After the way the Saints' season ended last January, Sean Payton probably thought there was no way his team could possibly lose on a controversial pass interference no-call for the second year in a row, but that's exactly what happened Sunday in New Orleans' wild 26-20 overtime loss to the Vikings

The extra period started with Minnesota getting the ball first, and through the first few plays, the Saints just couldn't stop the Vikings offense. Thanks to Kirk Cousins, who threw for 63 yards in overtime, the Vikings were able to move the ball from their own 25-yard line to the Saints' 2, and that's when the craziness started. 

After Dalvin Cook got stuffed on two straight plays, the Vikings were facing a third-and-goal from the 4, and that's when this happened: 

That's a 4-yard touchdown pass from Cousins to Kyle Rudolph that ended up winning the game for Minnesota, but you could certainly argue that it shouldn't have. 

On the play, Rudolph clearly extends his arm to keep Saints cornerback P.J. Williams at bay, which you can see below. 

If an offensive player fully extends his arm like that, it's supposed to be grounds for offensive pass interference. Although the play was reviewed, the NFL's vice president of officiating, Al Riveron, decided to let the call on the field stand.  

"We looked at all angles that Fox afforded us, and Fox gave us some great views," Riveron said in the pool report. "There is contact by both players, but none of that contact rises to the level of a foul.
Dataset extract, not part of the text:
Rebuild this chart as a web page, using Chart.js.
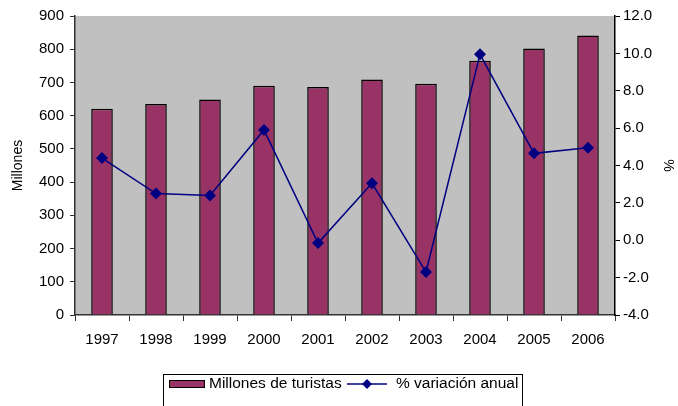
<!DOCTYPE html>
<html>
<head>
<meta charset="utf-8">
<script src="https://cdn.jsdelivr.net/npm/chart.js@4"></script>
<style>
  body { margin: 0; background: #fff; }
  #wrap { width: 678px; height: 406px; }
</style>
</head>
<body>
<div id="wrap"><canvas id="tur"></canvas></div>
<script>
let years = ['1997','1998','1999','2000','2001','2002','2003','2004','2005','2006'];
let turistas = [621,635,649,690,686,709,696,765,802,841];
let variacion = [4.4,2.5,2.4,5.9,-0.15,3.05,-1.7,9.95,4.65,4.95];

Chart.defaults.font.family = 'Arial, "Liberation Sans", sans-serif';
Chart.defaults.font.size = 15;
Chart.defaults.color = '#000';

// gray plot background
const plotBg = {
    id: 'plotBg',
    beforeDraw(chart) {
        const {ctx, chartArea: a} = chart;
        ctx.save();
        ctx.fillStyle = '#c0c0c0';
        ctx.fillRect(a.left, a.top, a.right - a.left, a.bottom - a.top);
        ctx.restore();
    }
};

// excel-like legend with a border
const boxLegend = {
    id: 'boxLegend',
    afterDraw(chart) {
        const ctx = chart.ctx;
        const ds = chart.data.datasets;
        const barDs = ds.find(d => d.type !== 'line');
        const lineDs = ds.find(d => d.type === 'line');
        const x0 = 163, y0 = 374;
        ctx.save();
        ctx.strokeStyle = '#000';
        ctx.lineWidth = 1;
        ctx.strokeRect(x0 + 0.5, y0 + 0.5, 359, 40);
        // bar swatch
        ctx.fillStyle = '#993366';
        ctx.fillRect(x0 + 6, y0 + 7, 35, 7);
        ctx.strokeRect(x0 + 6.5, y0 + 6.5, 35, 7);
        ctx.font = '15.5px Arial, "Liberation Sans", sans-serif';
        ctx.fillStyle = '#000';
        ctx.textBaseline = 'middle';
        ctx.fillText(barDs.label, x0 + 46, y0 + 10);
        // line swatch
        ctx.strokeStyle = '#000080';
        ctx.lineWidth = 1.5;
        ctx.beginPath();
        ctx.moveTo(x0 + 184, y0 + 10);
        ctx.lineTo(x0 + 224, y0 + 10);
        ctx.stroke();
        ctx.fillStyle = '#000080';
        ctx.beginPath();
        const cx = x0 + 204, cy = y0 + 10;
        ctx.moveTo(cx, cy - 5); ctx.lineTo(cx + 5, cy); ctx.lineTo(cx, cy + 5); ctx.lineTo(cx - 5, cy);
        ctx.closePath();
        ctx.fill();
        ctx.fillStyle = '#000';
        ctx.fillText(lineDs.label, x0 + 233, y0 + 10);
        ctx.restore();
    }
};

const ctx = document.getElementById('tur').getContext('2d');
const myChart = new Chart(ctx, {
    type: 'bar',
    data: {
        labels: years,
        datasets: [
            {
                type: 'line',
                label: '% variación anual',
                data: variacion,
                yAxisID: 'y1',
                borderColor: '#000080',
                backgroundColor: '#000080',
                borderWidth: 1.5,
                pointStyle: 'rectRot',
                pointRadius: 6,
                pointBorderWidth: 0,
                tension: 0,
                order: 0
            },
            {
                label: 'Millones de turistas',
                data: turistas,
                yAxisID: 'y',
                backgroundColor: '#993366',
                borderColor: '#000',
                borderWidth: 1.5,
                categoryPercentage: 1,
                barPercentage: 0.4,
                order: 1
            }
        ]
    },
    options: {
        responsive: true,
        maintainAspectRatio: false,
        animation: false,
        layout: { padding: { top: 16, bottom: 51, left: 0, right: 0 } },
        scales: {
            x: {
                grid: { offset: true, drawOnChartArea: false, tickLength: 6, color: '#333' },
                border: { color: '#333', width: 1.5 },
                ticks: { padding: 10, maxRotation: 0 },
                afterFit(s) { s.height = 40; }
            },
            y: {
                position: 'left',
                min: 0, max: 900,
                ticks: { stepSize: 100, padding: 6 },
                grid: { drawOnChartArea: false, tickLength: 5, color: '#333' },
                border: { color: '#333', width: 1.5 },
                title: { display: true, text: 'Millones', font: { size: 14 }, padding: { top: 10, bottom: 0 } },
                afterFit(s) { s.width = 75; }
            },
            y1: {
                position: 'right',
                min: -4, max: 12,
                ticks: { stepSize: 2, padding: 3, callback: v => v.toFixed(1) },
                grid: { drawOnChartArea: false, tickLength: 5, color: '#000' },
                border: { color: '#000', width: 1.5 },
                title: { display: true, text: '%', font: { size: 14 }, padding: { top: 2, bottom: 0 } },
                afterFit(s) { s.width = 63; }
            }
        },
        plugins: {
            legend: { display: false },
            tooltip: { enabled: false }
        }
    },
    plugins: [plotBg, boxLegend]
});
</script>
</body>
</html>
This is consistent with what we've done all year long, we left the ruling on the field. We let it stand."

You can read more about Riveron's take on the controversial play by clicking here

Unfortunately for Riveron, not everyone agreed with his take on the play. Former NFL referee Terry McAulay, who served as the lead official in three different Super Bowls, tweeted after the game that it was an obvious interference play on Rudolph. 

However, the NFL didn't agree. Not only was no flag thrown, but the league also didn't take much time to review whether interference should have been called on Rudolph. Instead, the play was ruled a touchdown, which gave the Vikings the win. If offensive pass interference had been called, it would have been a 10-yard penalty and the Vikings would have faced a third-and-goal from the Saints' 14. 

The no-call was huge, because a touchdown was the only way the Vikings could end the game at that point. If Minnesota had settled for a field goal, then the Saints would have gotten the ball back trailing 23-20. Instead, the interference went uncalled, and the Vikings won the game on the controversial touchdown. 

The irony is that the only reason interference is even reviewable is because of last year's NFC Championship Game when the Saints lost to the Rams after the officiating crew missed a blatant pass interference, where Los Angeles defender Nickell Robey-Coleman hit TommyLee Lewis before the ball arrived. 

The controversy led to a rule change during the offseason that eventually allowed coaches to challenge pass interference calls (and no-calls) during the 2019 season. Over the course of the year, the rule turned into a weekly controversy for the NFL and that controversy probably isn't going to go away anytime soon due to the fact that the Saints were on the ugly end of a no-call for the second year in a row.